We left the Ngoma a little bit pissed off.
Painting the VTC
Also on Monday, we received another volunteer - Giza, a Malawian artist whom Krista and Liz met whilst on their travels, and who had been in Mbeya trying to figure out whether he could make a living in Tanzania. Krista and Liz suggested he might like to come and help paint the Vocational Training Centre, and do some extra special artwork on the walls. So on Monday morning we moved to Sanangula, close to the VTC, so we did not have to cycle an hour each way every day.
It was a busy week at the VTC - painting all day on Monday and Tuesday, before tutoring "started" on Wednesday. Annoyingly there were a number of teething problems with the tutoring of sponsored secondary school pupils - firstly the mess over the timetable, which should have been written the week before, rather than on the first day, meaning there was no actual tutoring on Wednesday. Such basic things should not go wrong, but it's getting underway rather more smoothly now. Apart from me not being there at the moment because of malaria.
DEA for NAMACO
This is the name of a project we visited on Friday and Saturday. Which wasn't very good. They have their hearts in the right places but apart from seeing Oswin's old secondary school and eating some really nice food, it was rather a waste of our time. Hopefully the advice we give them will steer them towards a slightly more sensible course.
Mostly so far they have been providing clothes to orphans, the elderly, disabled and HIV victims, which is not a long term solution to anything, and a waste of money. They have been pouring members' money into a rice growing project with the intention of sharing in the profits, without first agreeing the terms of their partnership.

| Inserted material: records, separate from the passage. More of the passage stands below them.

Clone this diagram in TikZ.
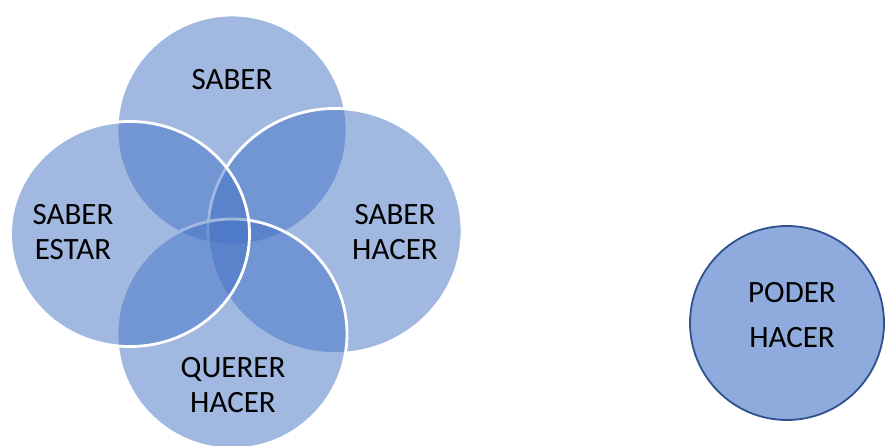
\documentclass[tikz,border=0pt]{standalone}
\usepackage{fontspec}
\setmainfont{Carlito}
\usetikzlibrary{shapes.geometric,positioning}
\definecolor{setblue}{HTML}{4472C4}
\definecolor{lonefill}{HTML}{8FAADC}
\definecolor{loneline}{HTML}{2F528F}

\begin{document}
\begin{tikzpicture}[
    x=1pt, y=-1pt,
    venn/.style={ellipse, fill=setblue, fill opacity=0.5, draw=white, line width=2.8pt, inner sep=0pt},
    word/.style={font=\fontsize{31}{35}\selectfont, align=center, text=black},
    lone/.style={circle, fill=lonefill, draw=loneline, line width=1.8pt, minimum size=194pt, inner sep=0pt}
]
    \useasboundingbox (0,0) rectangle (885,446);

    % Four overlapping sets
    \node[venn, minimum width=230pt, minimum height=230pt] (saber) at (232,130) {};
    \node[venn, minimum width=254pt, minimum height=245pt] (hacer) at (335,231) {};
    \node[venn, minimum width=230pt, minimum height=230pt] (querer) at (232,334) {};
    \node[venn, minimum width=239pt, minimum height=225pt] (estar) at (130,234) {};

    % Set labels
    \node[word] (saberlbl) at (232,80) {SABER};
    \node[word] (estarlbl) at (73,232) {SABER\\ESTAR};
    \node[word] (hacerlbl) at (395,232) {SABER\\HACER};
    \node[word] (quererlbl) at (233,385) {QUERER\\HACER};

    % Separate circle
    \node[lone] (poder) at (787,323) {};
    \node[word, font=\fontsize{31}{45}\selectfont] (poderlbl) at (792,315) {PODER\\HACER};
\end{tikzpicture}
\end{document}
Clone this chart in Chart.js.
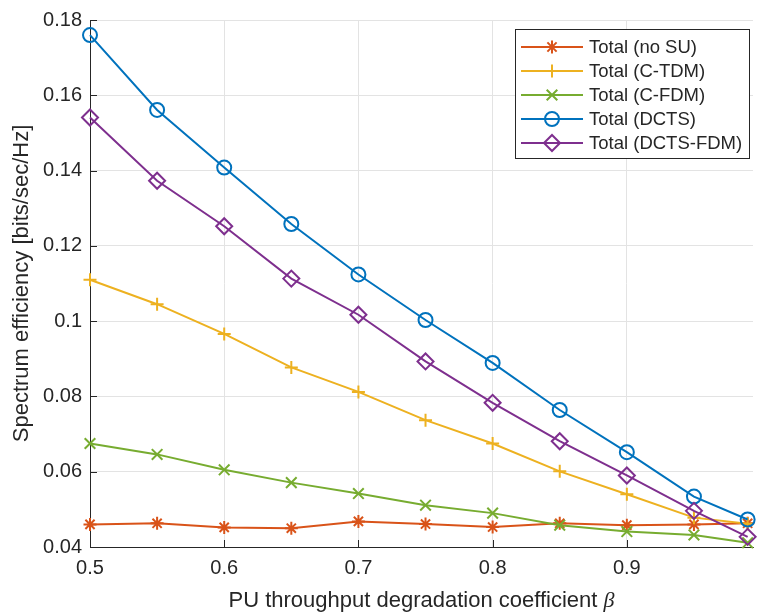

The one thing going for them is enthusiasm and the sheer number of people they have involved in the project. If they can start thinking about how they can be most effective then they have a chance. It's not expensive to provide community education.
On Saturday night we went out on the town and stayed at Oswin's place. We not only got to meet Stella, Oswin's wife and Pestarose, Oswin's daughter, but we also met a very drunk bus driver called Japhet, dancing in a small roadside bar. Then we went to a nightclub that turned out to have very few people in it (after everyone told us it was the place to be), drank Konyagi and Coke, and then left when it closed early because of a power cut.
Cracking night out.
Oswin also told us the story of how he and Stella ended up together, which started when they were children, and involved secrecy (Oswin was supposed to be training to be a priest), forced separation, frantic searches for each other in Dar Es Salaam, and finally Oswin refusing to pay a bride price. It's a Hollywood epic.
I think that brings you pretty much up to date.